Trusting your experience and perceptions is an essential ingredient to formulating a good travel essay idea; pulling in personal interests and information you’ve collected give the idea originality, resonance and character. After practising on subject matter close to home-the Agnes Scott College campus, Decatur, metropolitan Atlanta, and their home towns-the students in my course successfully brought this approach to their writing about the most unfamiliar country of Ireland. For example, Rachel Lackey drew on her love of astronomy to write about Neolithic structures connected with astronomical events and the myths that each generation used to explain their presence. Andrea Yeaman analysed the contemporary statues she saw in Dublin and Belfast and the controversies surrounding them; she used this topic to discuss Irish cultural life and politics. Kelly Bernazza captured the Irish obsession with their struggle against British rule by examining political monuments in both the Republic of Ireland and in Northern Ireland. Cassandra Castillo wrote about the miles and miles of stone walls she saw all over Ireland. As she told me, “I thought if I could understand those stone walls, I could understand Ireland.” These students translated their passions into multidimensional ideas that sprang from their original experiences of place.

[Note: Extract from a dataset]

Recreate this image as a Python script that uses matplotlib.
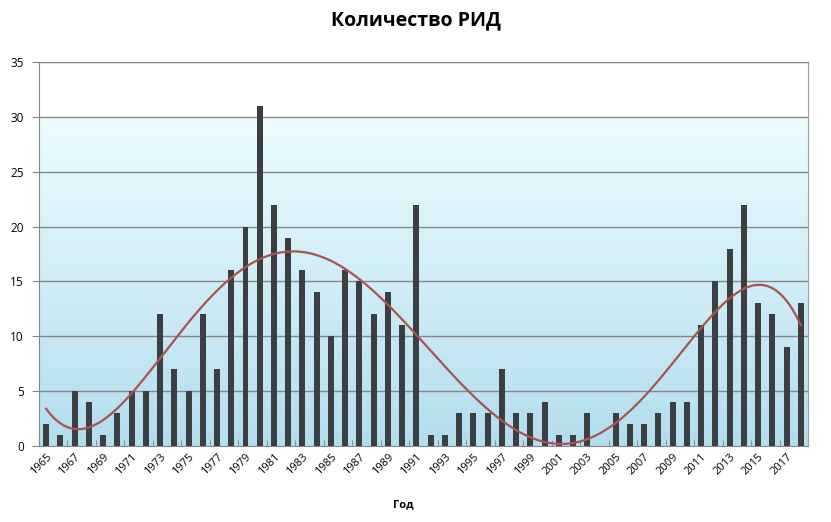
import numpy as np
from matplotlib import pyplot as plt

plt.rcParams['font.family'] = ['Open Sans', 'DejaVu Sans']

# years and counts
years = list(range(1965, 2019))
counts = [2, 1, 5, 4, 1, 3, 5, 5, 12, 7,
          5, 12, 7, 16, 20, 31, 22, 19, 16, 14,
          10, 16, 15, 12, 14, 11, 22, 1, 1, 3,
          3, 3, 7, 3, 3, 4, 1, 1, 3, 0,
          3, 2, 2, 3, 4, 4, 11, 15, 18, 22,
          13, 12, 9, 13]

fig = plt.figure(figsize=(8.31, 5.22), dpi=100)
ax = fig.add_axes([39 / 831, 1 - 446 / 522, (808 - 39) / 831, (446 - 62) / 522])

n = len(years)
x = np.arange(n)

# background gradient (white at top -> light blue at bottom)
grad = np.linspace(0, 1, 256).reshape(-1, 1)
top = np.array([1.0, 1.0, 1.0])
mid = np.array([0.93, 0.99, 1.0])
bot = np.array([0.70, 0.87, 0.93])
img = np.zeros((256, 1, 3))
for i, g in enumerate(grad[:, 0]):
    # g = 0 bottom, 1 top
    yv = g * 35
    if yv >= 30:
        img[i, 0] = top
    else:
        t = yv / 30
        img[i, 0] = bot * (1 - t) + mid * t
ax.imshow(img, extent=[-0.5, n - 0.5, 0, 35], origin='lower', aspect='auto', zorder=0)

for v in range(5, 36, 5):
    ax.axhline(v, color='#868686', linewidth=1.0, zorder=1)

ax.bar(x, counts, width=0.42, color='#3b3f41', zorder=2)

# polynomial trendline (order 6, like Excel)
p = np.polynomial.Polynomial.fit(x + 1, counts, 6)
xs = np.linspace(0, n - 1, 400)
ax.plot(xs, p(xs + 1), color='#a85450', linewidth=1.6, zorder=3)

ax.set_xlim(-0.5, n - 0.5)
ax.set_ylim(0, 35)
ax.set_yticks(range(0, 36, 5))
ax.set_xticks(x[::2])
ax.set_xticklabels([str(y) for y in years[::2]], rotation=45, ha='right',
                   rotation_mode='anchor', fontsize=8)
ax.set_xticks(np.arange(1.5, n, 2), minor=True)
ax.tick_params(axis='x', which='major', length=0, pad=4)
ax.tick_params(axis='x', which='minor', length=4, color='#868686', direction='in')
ax.tick_params(axis='y', length=5, color='#868686', labelsize=8.5, pad=6)

for s in ['top', 'right']:
    ax.spines[s].set_visible(False)
ax.spines['left'].set_color('#868686')
ax.spines['bottom'].set_color('#868686')
ax.spines['right'].set_visible(True)
ax.spines['right'].set_color('#a0a0a0')
ax.spines['top'].set_visible(True)
ax.spines['top'].set_color('#868686')

fig.text(0.5, 1 - 20 / 522, 'Количество РИД', ha='center', va='center',
         fontsize=14, fontweight='bold')
fig.text(0.485, 1 - 505 / 522, 'Год', ha='center', va='center',
         fontsize=8, fontweight='bold')

fig.savefig('out.png', dpi=100)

As my students learned, travel writing is always about cultural encounters, even when you are only venturing as far as the next town. A writer should be wary of posing as an all-knowing authority on the place she visits and should always recognize that her point of view is just that-unique, valuable, thoughtful, but as much a story about the writer as about the place. If I just want the facts about Hong Kong, I can read a guidebook; I read Jan Morris’s travel book on Hong Kong to bring the city alive in my mind through the eyes of someone with personality, opinions and ideas. Great travel writers strike a balance between evoking the place they are writing about and letting their readers get to know the traveller.
To evoke a place or a travel experience in writing, your knowledge of it has to go well beneath the surface, even if not everything you know shows up in the actual text. In the travel writing course, I emphasized the importance of research, of knowing your travel subject in some depth and of going out of the way to find information about it that may not be widely known.
The students’ early drafts tended to replicate the research papers they might write for history or anthropology. I soon realized that we needed to study how to recreate a place in words-not only by devising exact, thoughtful descriptions that cover sights, sounds and smells, but also by reproducing the trip for the reader. Describing the facts about a street in Tuscany won’t make it come alive; the reader must be able to walk down that street, participating in the experiences recreated on the page. To make this happen for your reader, you must notice everything when you are at the place and write it down. Later when you are writing an essay, you’ll need to know how the bare trees looked against the late afternoon sky, whether the bridge arched or went straight across the river, what the inscription on the war memorial said, exactly how the woman in the market threw her head back and laughed.
In describing people and places, the writer is often tempted by the comfortable generalization or the cliché-a dangerous tendency that may lead to mundane or even insulting assumptions. In my early travel writing days, I once claimed that the people of a certain country were “friendly,” even before I fell victim to the editor’s ridicule, I had realized the meaninglessness of the phrase. Though largely a positive stereotype, “friendly” is a stereotype nonetheless and no replacement for a lively encounter that could give an essay the distinctiveness of real experience. The questioning of generalizations is, after all, what travel is all about. Travel writing deserves a similarly resolute quest for what lies beneath the surface, both in observation and in words.
Whether the end result appears as lines in a journal, an e-mail, or a magazine article, travel writing is the final stage of a trip, the moment when the writer gathers the fragments of experience and memory into something like a whole. And every piece of travel writing is its own journey, too-one more small exercise in finding our place in the world.